### EXERCISE OBJECTIVE
Would you transcribe the listing that follows, character for character, and omit its images?

### AVAILABLE DATA
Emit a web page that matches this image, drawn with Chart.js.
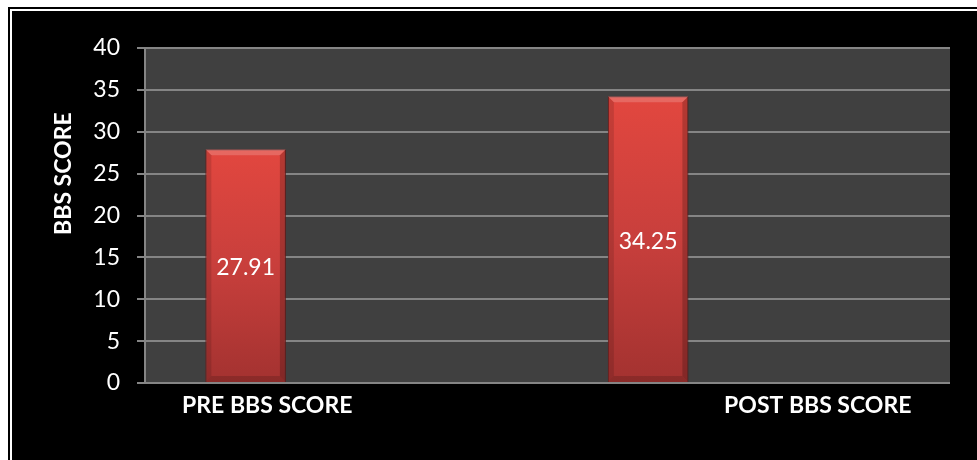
<!DOCTYPE html>
<html>
<head>
<meta charset="utf-8">
<script src="https://cdn.jsdelivr.net/npm/chart.js@4.4.1/dist/chart.umd.min.js"></script>
<style>
  html, body { margin: 0; padding: 0; background: #fff; width: 977px; height: 460px; overflow: hidden; }
  .frame { position: absolute; left: 8px; top: 7px; right: 0; bottom: 0; border-left: 2px solid #000; border-top: 2px solid #000; }
  #bbsChart { position: absolute; left: 12px; top: 11px; background: #000; }
</style>
</head>
<body>
<div class="frame"></div>
<canvas id="bbsChart" width="965" height="449"></canvas>
<script>
// BBS score before and after
const categories = ['PRE BBS SCORE', 'POST BBS SCORE'];
const scores = [27.91, 34.25];
const emptySeries = [null, null];
const yTicks = [0, 5, 10, 15, 20, 25, 30, 35, 40];
const yTitle = 'BBS SCORE';

const gridColor = '#858585';
const labelFont = 'Lato, "Open Sans", sans-serif';

// red bar, lighter at the top, darker at the base
function barGradient(ctx) {
  const chart = ctx.chart;
  if (!chart.chartArea || ctx.raw == null) return '#c63f3b';
  const yScale = chart.scales.y;
  const top = yScale.getPixelForValue(ctx.raw);
  const bottom = yScale.getPixelForValue(0);
  const g = chart.ctx.createLinearGradient(0, top, 0, bottom);
  g.addColorStop(0, '#e2473f');
  g.addColorStop(0.5, '#c83f3c');
  g.addColorStop(1, '#a33230');
  return g;
}

// dark grey plot area
const plotBackground = {
  id: 'plotBackground',
  beforeDraw(chart) {
    const { ctx, chartArea: a } = chart;
    ctx.save();
    ctx.fillStyle = '#404040';
    ctx.fillRect(a.left, a.top, a.right - a.left, a.bottom - a.top);
    ctx.restore();
  }
};

// bevel edges and value labels on the bars
const barDecor = {
  id: 'barDecor',
  afterDatasetsDraw(chart) {
    const { ctx } = chart;
    const meta = chart.getDatasetMeta(0);
    meta.data.forEach((bar, i) => {
      const { x, y, base, width } = bar.getProps(['x', 'y', 'base', 'width'], true);
      const l = x - width / 2, r = x + width / 2, b = 6;
      ctx.save();
      // top bevel
      ctx.fillStyle = 'rgba(255,255,255,0.18)';
      ctx.beginPath();
      ctx.moveTo(l, y); ctx.lineTo(r, y); ctx.lineTo(r - b, y + b); ctx.lineTo(l + b, y + b);
      ctx.closePath(); ctx.fill();
      // side bevels
      ctx.fillStyle = 'rgba(0,0,0,0.12)';
      ctx.beginPath();
      ctx.moveTo(l, y); ctx.lineTo(l + b, y + b); ctx.lineTo(l + b, base - b); ctx.lineTo(l, base);
      ctx.closePath(); ctx.fill();
      ctx.fillStyle = 'rgba(0,0,0,0.2)';
      ctx.beginPath();
      ctx.moveTo(r, y); ctx.lineTo(r - b, y + b); ctx.lineTo(r - b, base - b); ctx.lineTo(r, base);
      ctx.closePath(); ctx.fill();
      // bottom bevel
      ctx.fillStyle = 'rgba(0,0,0,0.15)';
      ctx.beginPath();
      ctx.moveTo(l, base); ctx.lineTo(r, base); ctx.lineTo(r - b, base - b); ctx.lineTo(l + b, base - b);
      ctx.closePath(); ctx.fill();
      // value
      ctx.fillStyle = '#ffffff';
      ctx.font = '23px ' + labelFont;
      ctx.textAlign = 'center';
      ctx.textBaseline = 'middle';
      ctx.fillText(scores[i].toFixed(2), x, (y + base) / 2 + 2);
      ctx.restore();
    });
  }
};

// category names under the plot and the rotated y title
const axisText = {
  id: 'axisText',
  afterDraw(chart) {
    const { ctx, chartArea: a, scales } = chart;
    const shift = [-79, 69];
    ctx.save();
    ctx.fillStyle = '#ffffff';
    ctx.font = 'bold 23px ' + labelFont;
    ctx.textAlign = 'center';
    ctx.textBaseline = 'middle';
    categories.forEach((name, i) => {
      ctx.fillText(name, scales.x.getPixelForValue(i) + shift[i], a.bottom + 23);
    });
    ctx.translate(52, a.top + (a.bottom - a.top) * 0.375);
    ctx.rotate(-Math.PI / 2);
    ctx.fillText(yTitle, 0, 0);
    ctx.restore();
  }
};

new Chart(document.getElementById('bbsChart'), {
  type: 'bar',
  data: {
    labels: categories,
    datasets: [
      {
        label: yTitle,
        data: scores,
        backgroundColor: barGradient,
        borderColor: '#7c2220',
        borderWidth: 1,
        categoryPercentage: 1,
        barPercentage: 0.4
      },
      {
        label: '',
        data: emptySeries,
        categoryPercentage: 1,
        barPercentage: 0.4
      }
    ]
  },
  options: {
    responsive: false,
    animation: false,
    devicePixelRatio: 1,
    layout: { padding: { top: 37, right: 27, left: 0, bottom: 0 } },
    plugins: {
      legend: { display: false },
      tooltip: { enabled: false }
    },
    scales: {
      x: {
        grid: { display: false },
        border: { display: false },
        ticks: { display: false },
        afterFit(scale) { scale.height = 77; }
      },
      y: {
        min: 0,
        max: 40,
        afterBuildTicks(scale) { scale.ticks = yTicks.map(v => ({ value: v })); },
        afterFit(scale) { scale.width = 133; },
        grid: { color: gridColor, lineWidth: 2, tickLength: 8 },
        border: { color: gridColor, width: 2 },
        ticks: {
          color: '#ffffff',
          padding: 17,
          font: { family: labelFont, size: 23 }
        }
      }
    }
  },
  plugins: [plotBackground, barDecor, axisText]
});
</script>
</body>
</html>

### SOLUTION TO THIS PROBLEM
Emit a web page that matches this image, drawn with Chart.js.
<!DOCTYPE html>
<html>
<head>
<meta charset="utf-8">
<script src="https://cdn.jsdelivr.net/npm/chart.js@4.4.1/dist/chart.umd.min.js"></script>
<style>
  html, body { margin: 0; padding: 0; background: #fff; width: 977px; height: 460px; overflow: hidden; }
  .frame { position: absolute; left: 8px; top: 7px; right: 0; bottom: 0; border-left: 2px solid #000; border-top: 2px solid #000; }
  #bbsChart { position: absolute; left: 12px; top: 11px; background: #000; }
</style>
</head>
<body>
<div class="frame"></div>
<canvas id="bbsChart" width="965" height="449"></canvas>
<script>
// BBS score before and after
const categories = ['PRE BBS SCORE', 'POST BBS SCORE'];
const scores = [27.91, 34.25];
const emptySeries = [null, null];
const yTicks = [0, 5, 10, 15, 20, 25, 30, 35, 40];
const yTitle = 'BBS SCORE';

const gridColor = '#858585';
const labelFont = 'Lato, "Open Sans", sans-serif';

// red bar, lighter at the top, darker at the base
function barGradient(ctx) {
  const chart = ctx.chart;
  if (!chart.chartArea || ctx.raw == null) return '#c63f3b';
  const yScale = chart.scales.y;
  const top = yScale.getPixelForValue(ctx.raw);
  const bottom = yScale.getPixelForValue(0);
  const g = chart.ctx.createLinearGradient(0, top, 0, bottom);
  g.addColorStop(0, '#e2473f');
  g.addColorStop(0.5, '#c83f3c');
  g.addColorStop(1, '#a33230');
  return g;
}

// dark grey plot area
const plotBackground = {
  id: 'plotBackground',
  beforeDraw(chart) {
    const { ctx, chartArea: a } = chart;
    ctx.save();
    ctx.fillStyle = '#404040';
    ctx.fillRect(a.left, a.top, a.right - a.left, a.bottom - a.top);
    ctx.restore();
  }
};

// bevel edges and value labels on the bars
const barDecor = {
  id: 'barDecor',
  afterDatasetsDraw(chart) {
    const { ctx } = chart;
    const meta = chart.getDatasetMeta(0);
    meta.data.forEach((bar, i) => {
      const { x, y, base, width } = bar.getProps(['x', 'y', 'base', 'width'], true);
      const l = x - width / 2, r = x + width / 2, b = 6;
      ctx.save();
      // top bevel
      ctx.fillStyle = 'rgba(255,255,255,0.18)';
      ctx.beginPath();
      ctx.moveTo(l, y); ctx.lineTo(r, y); ctx.lineTo(r - b, y + b); ctx.lineTo(l + b, y + b);
      ctx.closePath(); ctx.fill();
      // side bevels
      ctx.fillStyle = 'rgba(0,0,0,0.12)';
      ctx.beginPath();
      ctx.moveTo(l, y); ctx.lineTo(l + b, y + b); ctx.lineTo(l + b, base - b); ctx.lineTo(l, base);
      ctx.closePath(); ctx.fill();
      ctx.fillStyle = 'rgba(0,0,0,0.2)';
      ctx.beginPath();
      ctx.moveTo(r, y); ctx.lineTo(r - b, y + b); ctx.lineTo(r - b, base - b); ctx.lineTo(r, base);
      ctx.closePath(); ctx.fill();
      // bottom bevel
      ctx.fillStyle = 'rgba(0,0,0,0.15)';
      ctx.beginPath();
      ctx.moveTo(l, base); ctx.lineTo(r, base); ctx.lineTo(r - b, base - b); ctx.lineTo(l + b, base - b);
      ctx.closePath(); ctx.fill();
      // value
      ctx.fillStyle = '#ffffff';
      ctx.font = '23px ' + labelFont;
      ctx.textAlign = 'center';
      ctx.textBaseline = 'middle';
      ctx.fillText(scores[i].toFixed(2), x, (y + base) / 2 + 2);
      ctx.restore();
    });
  }
};

// category names under the plot and the rotated y title
const axisText = {
  id: 'axisText',
  afterDraw(chart) {
    const { ctx, chartArea: a, scales } = chart;
    const shift = [-79, 69];
    ctx.save();
    ctx.fillStyle = '#ffffff';
    ctx.font = 'bold 23px ' + labelFont;
    ctx.textAlign = 'center';
    ctx.textBaseline = 'middle';
    categories.forEach((name, i) => {
      ctx.fillText(name, scales.x.getPixelForValue(i) + shift[i], a.bottom + 23);
    });
    ctx.translate(52, a.top + (a.bottom - a.top) * 0.375);
    ctx.rotate(-Math.PI / 2);
    ctx.fillText(yTitle, 0, 0);
    ctx.restore();
  }
};

new Chart(document.getElementById('bbsChart'), {
  type: 'bar',
  data: {
    labels: categories,
    datasets: [
      {
        label: yTitle,
        data: scores,
        backgroundColor: barGradient,
        borderColor: '#7c2220',
        borderWidth: 1,
        categoryPercentage: 1,
        barPercentage: 0.4
      },
      {
        label: '',
        data: emptySeries,
        categoryPercentage: 1,
        barPercentage: 0.4
      }
    ]
  },
  options: {
    responsive: false,
    animation: false,
    devicePixelRatio: 1,
    layout: { padding: { top: 37, right: 27, left: 0, bottom: 0 } },
    plugins: {
      legend: { display: false },
      tooltip: { enabled: false }
    },
    scales: {
      x: {
        grid: { display: false },
        border: { display: false },
        ticks: { display: false },
        afterFit(scale) { scale.height = 77; }
      },
      y: {
        min: 0,
        max: 40,
        afterBuildTicks(scale) { scale.ticks = yTicks.map(v => ({ value: v })); },
        afterFit(scale) { scale.width = 133; },
        grid: { color: gridColor, lineWidth: 2, tickLength: 8 },
        border: { color: gridColor, width: 2 },
        ticks: {
          color: '#ffffff',
          padding: 17,
          font: { family: labelFont, size: 23 }
        }
      }
    }
  },
  plugins: [plotBackground, barDecor, axisText]
});
</script>
</body>
</html>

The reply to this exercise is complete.